Super Tuesday is getting a great deal of hype, what with its bounty of almost one-fourth of the delegates to the GOP convention this summer and its regional flavor as the so-called SEC Primary. But there's a possibility, maybe a strong one, that Donald Trump finishes the night both closer to winning the nomination and with a smaller lead over his rivals -- giving him less margin for error as the race enters the winner-take-all phase in two weeks.

Georgia offers a good example of what I'm talking about. I looked back at the results from 2012, when Georgia had a clear front-runner in Newt Gingrich, a clear "establishment" favorite in Mitt Romney, and a candidate making his pitch to evangelicals in Rick Santorum. Gingrich won 47.2 percent of the vote here, Romney 25.9 percent and Santorum 19.6 percent -- with Ron Paul getting 6.6 percent and the rest going to other candidates no longer operating campaigns by that point.

One difference this year is that there are five candidates still in the running. Let's say for the sake of argument that Trump hits 40 percent (I will actually be a bit surprised if it's that high), with the other 7.2 percentage points of Gingrich's share going to Ben Carson; Marco Rubio matches Romney's share; Ted Cruz more or less hits Santorum's share but actually hits 20 percent (this is important, as you'll see shortly); and John Kasich gets Paul's share. Don't get caught up in whether Gingrich is actually similar to Trump, or Paul similar to Kasich. The point is that the proportions of the vote for each pairing seem about right. You could argue Cruz will finish higher than Rubio, but for the purposes of this exercise it doesn't really matter. Let's also assume that, with an additional person in the race, no candidate gets 50 percent in any single congressional district, a bar Gingrich cleared in five of 14 districts last time.

The Nitty Gritty

Here are the delegate-allocation rules for Georgia's GOP:

  • 42 of the state's 76 delegates are divided up by congressional district (two for the winner and one for the runner-up, although a winner who clears 50 percent gets all three);
  • 31 are divided proportionally among those candidates who receive at least 20 percent of the vote (as I referred to earlier);
  • the other three go to the overall statewide winner.

In 2012, Gingrich won 12 of the state's 14 congressional districts and finished second in the other two. So, with our assumption about no one clearing 50 percent in any district, Trump would get 26 delegates that way. Rubio, following Romney's lead, would win the other two districts and finish second in eight others to claim 12 delegates; Cruz, filling in for Santorum, would nab the other second-place prizes to get four delegates.

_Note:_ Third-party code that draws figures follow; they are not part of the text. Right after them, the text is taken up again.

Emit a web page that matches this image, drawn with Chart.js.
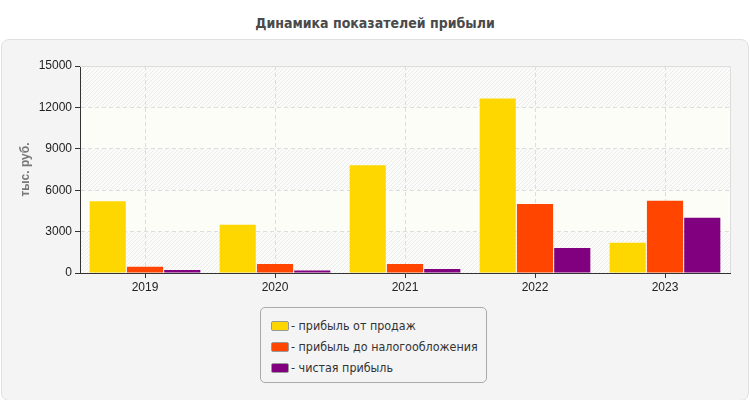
<!DOCTYPE html>
<html>
<head>
<meta charset="utf-8">
<script src="https://cdn.jsdelivr.net/npm/chart.js@4.4.0/dist/chart.umd.min.js"></script>
<style>
    body { margin: 0; background: #fff; font-family: "Liberation Sans", Arial, sans-serif; }
    #wrap { position: relative; width: 750px; height: 400px; overflow: hidden; }
    #title { position: absolute; left: 0; top: 15px; width: 750px; text-align: center; font-size: 14px; font-weight: bold; color: #4a4a4a; font-family: "DejaVu Sans Condensed", "DejaVu Sans", sans-serif; }
    #panel { position: absolute; left: 1px; top: 39px; width: 746px; height: 360px; background: #f4f4f4; border: 1px solid #e0e0e0; border-radius: 8px; }
    #chartBox { position: absolute; left: 0; top: 40px; width: 750px; height: 260px; }
    #legend { position: absolute; left: 260px; top: 307px; width: 225px; height: 74px; border: 1px solid #aaa; border-radius: 5px; background: #f4f4f4; }
    .item { position: absolute; left: 10px; font-size: 12.4px; color: #333; white-space: nowrap; line-height: 14px; font-family: "DejaVu Sans Condensed", "DejaVu Sans", sans-serif; }
    .sw { display: inline-block; width: 16px; height: 8px; border: 1px solid #999; border-radius: 2px; vertical-align: -1px; margin-right: 2px; }
</style>
</head>
<body>
<div id="wrap">
    <div id="title">Динамика показателей прибыли</div>
    <div id="panel"></div>
    <div id="chartBox"><canvas id="chart" width="750" height="260"></canvas></div>
    <div id="legend"></div>
</div>
<script>
const years = ['2019', '2020', '2021', '2022', '2023']
const salesProfit = [5200, 3500, 7800, 12650, 2200]
const pretaxProfit = [450, 650, 650, 5000, 5230]
const netProfit = [220, 180, 290, 1820, 4000]
const seriesNames = ['прибыль от продаж', 'прибыль до налогообложения', 'чистая прибыль']
const seriesColors = ['#ffd700', '#ff4500', '#800080']
const yMax = 15000
const yStep = 3000

// hatch pattern for the plot background
const makeHatch = () => {
    const c = document.createElement('canvas')
    c.width = 4
    c.height = 4
    const g = c.getContext('2d')
    g.fillStyle = '#fbfbf9'
    g.fillRect(0, 0, 4, 4)
    g.strokeStyle = '#ececec'
    g.lineWidth = 1
    g.beginPath()
    g.moveTo(0, 4)
    g.lineTo(4, 0)
    g.stroke()
    return g.createPattern(c, 'repeat')
}

const plotBackground = {
    id: 'plotBackground',
    beforeDraw(chart) {
        const { ctx, chartArea: a, scales: { y } } = chart
        const hatch = makeHatch()
        ctx.save()
        ctx.fillStyle = '#fdfdf8'
        ctx.fillRect(a.left, a.top, a.right - a.left, a.bottom - a.top)
        for (let v = 0; v < yMax; v += yStep * 2) {
            const top = y.getPixelForValue(v + yStep)
            const bottom = y.getPixelForValue(v)
            ctx.fillStyle = hatch
            ctx.fillRect(a.left, top, a.right - a.left, bottom - top)
        }
        ctx.restore()
    },
    afterDatasetsDraw(chart) {
        const { ctx, chartArea: a } = chart
        ctx.save()
        ctx.strokeStyle = '#dddddd'
        ctx.lineWidth = 1
        ctx.beginPath()
        ctx.moveTo(a.left, a.top + 0.5)
        ctx.lineTo(a.right + 0.5, a.top + 0.5)
        ctx.lineTo(a.right + 0.5, a.bottom)
        ctx.stroke()
        ctx.restore()
    }
}

const data = [salesProfit, pretaxProfit, netProfit]

new Chart(document.getElementById('chart'), {
    type: 'bar',
    data: {
        labels: years,
        datasets: data.map((d, i) => ({
            label: seriesNames[i],
            data: d,
            backgroundColor: seriesColors[i],
            borderWidth: 0,
            barPercentage: 0.97,
            categoryPercentage: 0.86
        }))
    },
    options: {
        responsive: false,
        animation: false,
        devicePixelRatio: 1,
        layout: { padding: { top: 26, right: 20, left: 0, bottom: 0 } },
        plugins: {
            legend: { display: false },
            tooltip: { enabled: false }
        },
        scales: {
            x: {
                grid: { color: '#dddddd', tickColor: '#333', tickLength: 5, offset: false },
                border: { color: '#333', width: 1, dash: [4, 3] },
                ticks: { color: '#222', font: { size: 12, family: 'Liberation Sans' }, padding: 2 },
                afterFit(s) { s.height = 27 }
            },
            y: {
                min: 0,
                max: yMax,
                ticks: {
                    stepSize: yStep,
                    color: '#222',
                    font: { size: 12, family: 'Liberation Sans' },
                    padding: 3,
                    callback: v => String(v)
                },
                grid: { color: '#dddddd', tickColor: '#333', tickLength: 5 },
                border: { color: '#333', width: 1, dash: [4, 3] },
                title: { display: true, text: 'тыс. руб.', color: '#777', font: { size: 12, weight: 'bold', family: 'Liberation Sans' }, padding: { top: 18, bottom: 0 } },
                afterFit(s) { s.width = 80 }
            }
        }
    },
    plugins: [plotBackground]
})

// legend
const legend = document.getElementById('legend')
seriesNames.forEach((name, i) => {
    const item = document.createElement('div')
    item.className = 'item'
    item.style.top = (11 + i * 21) + 'px'
    const sw = document.createElement('span')
    sw.className = 'sw'
    sw.style.background = seriesColors[i]
    item.appendChild(sw)
    item.appendChild(document.createTextNode('- ' + name))
    legend.appendChild(item)
})
</script>
</body>
</html>
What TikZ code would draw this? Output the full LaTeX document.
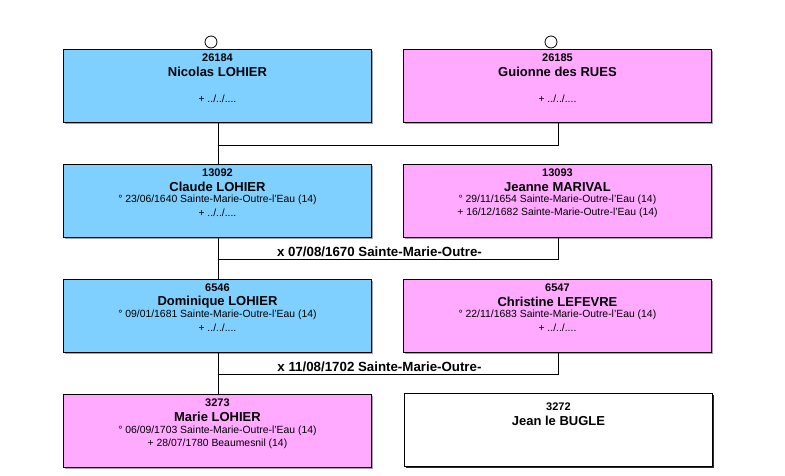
\documentclass[tikz,border=0pt]{standalone}
\usepackage{fontspec}
\setmainfont{Liberation Sans}
\usetikzlibrary{shadows}
\definecolor{maleblue}{RGB}{128,208,255}
\definecolor{femalepink}{RGB}{255,170,255}
\definecolor{shadowred}{RGB}{120,10,20}
\tikzset{
  x=1pt, y=-1pt,
  person/.style={draw=black, line width=0.9pt, minimum width=308pt, minimum height=73pt,
    anchor=north west, inner sep=0pt,
    drop shadow={shadow xshift=2pt, shadow yshift=-2pt, fill=black, opacity=0.35}},
  male/.style={person, fill=maleblue},
  female/.style={person, fill=femalepink},
  unknown/.style={draw=black, line width=0.9pt, minimum width=308pt, minimum height=73pt,
    anchor=north west, inner sep=0pt, fill=white,
    drop shadow={shadow xshift=1.5pt, shadow yshift=-1.5pt, fill=shadowred, opacity=1}},
  numtxt/.style={font=\fontsize{11}{12}\selectfont\bfseries, inner sep=0pt},
  nametxt/.style={font=\fontsize{13}{15}\selectfont\bfseries, inner sep=0pt},
  datetxt/.style={font=\fontsize{10.4}{12}\selectfont, inner sep=0pt},
  marrtxt/.style={font=\fontsize{13.3}{15}\selectfont\bfseries, inner sep=0pt},
  link/.style={draw=black, line width=1pt},
  rootmark/.style={draw=black, line width=0.8pt, fill=white, circle, minimum size=12pt, inner sep=0pt}
}
\begin{document}
\begin{tikzpicture}
\useasboundingbox (0,0) rectangle (785,475);
% row 1
\node[male]   (b1) at (63,49) {};
\node[female] (r1) at (403,49) {};
\node[rootmark] (c1) at (211,42) {};
\node[rootmark] (c2) at (551,42) {};
\node[numtxt]  (b1n) at ([yshift=-9pt]b1.north) {26184};
\node[nametxt] (b1m) at ([yshift=-23pt]b1.north) {Nicolas LOHIER};
\node[datetxt] (b1d) at ([yshift=-50pt]b1.north) {+ ../../....};
\node[numtxt]  (r1n) at ([yshift=-9pt]r1.north) {26185};
\node[nametxt] (r1m) at ([yshift=-23pt]r1.north) {Guionne des RUES};
\node[datetxt] (r1d) at ([yshift=-50pt]r1.north) {+ ../../....};
% row 2
\node[male]   (b2) at (63,164) {};
\node[female] (r2) at (403,164) {};
\node[numtxt]  (b2n) at ([yshift=-9pt]b2.north) {13092};
\node[nametxt] (b2m) at ([yshift=-23pt]b2.north) {Claude LOHIER};
\node[datetxt] (b2d) at ([yshift=-36pt]b2.north) {° 23/06/1640 Sainte-Marie-Outre-l'Eau (14)};
\node[datetxt] (b2e) at ([yshift=-49pt]b2.north) {+ ../../....};
\node[numtxt]  (r2n) at ([yshift=-9pt]r2.north) {13093};
\node[nametxt] (r2m) at ([yshift=-23pt]r2.north) {Jeanne MARIVAL};
\node[datetxt] (r2d) at ([yshift=-36pt]r2.north) {° 29/11/1654 Sainte-Marie-Outre-l'Eau (14)};
\node[datetxt] (r2e) at ([yshift=-49pt]r2.north) {+ 16/12/1682 Sainte-Marie-Outre-l'Eau (14)};
% row 3
\node[male]   (b3) at (63,279) {};
\node[female] (r3) at (403,279) {};
\node[numtxt]  (b3n) at ([yshift=-9pt]b3.north) {6546};
\node[nametxt] (b3m) at ([yshift=-23pt]b3.north) {Dominique LOHIER};
\node[datetxt] (b3d) at ([yshift=-36pt]b3.north) {° 09/01/1681 Sainte-Marie-Outre-l'Eau (14)};
\node[datetxt] (b3e) at ([yshift=-49pt]b3.north) {+ ../../....};
\node[numtxt]  (r3n) at ([yshift=-9pt]r3.north) {6547};
\node[nametxt] (r3m) at ([yshift=-23pt]r3.north) {Christine LEFEVRE};
\node[datetxt] (r3d) at ([yshift=-36pt]r3.north) {° 22/11/1683 Sainte-Marie-Outre-l'Eau (14)};
\node[datetxt] (r3e) at ([yshift=-49pt]r3.north) {+ ../../....};
% row 4
\node[female]  (b4) at (63,394) {};
\node[unknown] (r4) at (404,393) {};
\node[numtxt]  (b4n) at ([yshift=-9pt]b4.north) {3273};
\node[nametxt] (b4m) at ([yshift=-23pt]b4.north) {Marie LOHIER};
\node[datetxt] (b4d) at ([yshift=-37pt]b4.north) {° 06/09/1703 Sainte-Marie-Outre-l'Eau (14)};
\node[datetxt] (b4e) at ([yshift=-50pt]b4.north) {+ 28/07/1780 Beaumesnil (14)};
\node[numtxt]  (r4n) at ([yshift=-14pt]r4.north) {3272};
\node[nametxt] (r4m) at ([yshift=-28pt]r4.north) {Jean le BUGLE};
% connectors
\coordinate (m1) at (218,145);
\coordinate (m2) at (218,259);
\coordinate (m3) at (218,374);
\draw[link] ([xshift=1pt]b1.south) -- ([xshift=1pt]b2.north);
\draw[link] ([xshift=1pt]r1.south) |- (m1);
\draw[link] ([xshift=1pt]b2.south) -- ([xshift=1pt]b3.north);
\draw[link] ([xshift=1pt]r2.south) |- (m2);
\draw[link] ([xshift=1pt]b3.south) -- ([xshift=1pt]b4.north);
\draw[link] ([xshift=1pt]r3.south) |- (m3);
\node[marrtxt] (x1) at (379.5,252) {x 07/08/1670 Sainte-Marie-Outre-};
\node[marrtxt] (x2) at (379.5,367) {x 11/08/1702 Sainte-Marie-Outre-};
\end{tikzpicture}
\end{document}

Again using 2012 as our guide, with the aforementioned modifications -- especially the one about Cruz hitting the 20 percent threshold -- the 31 at-large delegates would be divided as follows: 15 for Trump, nine for Rubio, seven for Cruz. Then give three more to Trump as the overall winner.

The Bottom Line

In this scenario, Trump would end up with 44 of Georgia's delegates, or 58 percent; Rubio 21, or 28 percent; and Cruz 11, or 15 percent (percentages don't add up to 100 due to rounding). Pretty good for Trump, right?

That depends on how you look at it. Through the first four states, here are the percentages of delegates won by those three (Kasich and Carson also have delegates, so these percentages don't add up to 100, either):

  • Trump 66 percent;
  • Cruz 14 percent;
  • Rubio 13 percent.

In other words, Trump's percentage lead over his closest rival could actually shrink tonight. With Cruz expected to win in Texas and perhaps Arkansas, and with Rubio making a run at winning Minnesota and maybe Virginia, and with Oklahoma looking like it could yield a fairly even three-way split, the delegate race might tighten a good bit. And that's before we get to the winner-take-all states, amid a potentially smaller field depending on how each campaign assesses its chances Wednesday morning. At that point, anything can still happen.

I don't know if that 2012 comparison will bear out; that's why we count the votes. But if it does, it goes to show how the complicated delegate math in these proportional states could keep Trump from breaking away from the pack just yet, fueling hope that he can eventually be stopped.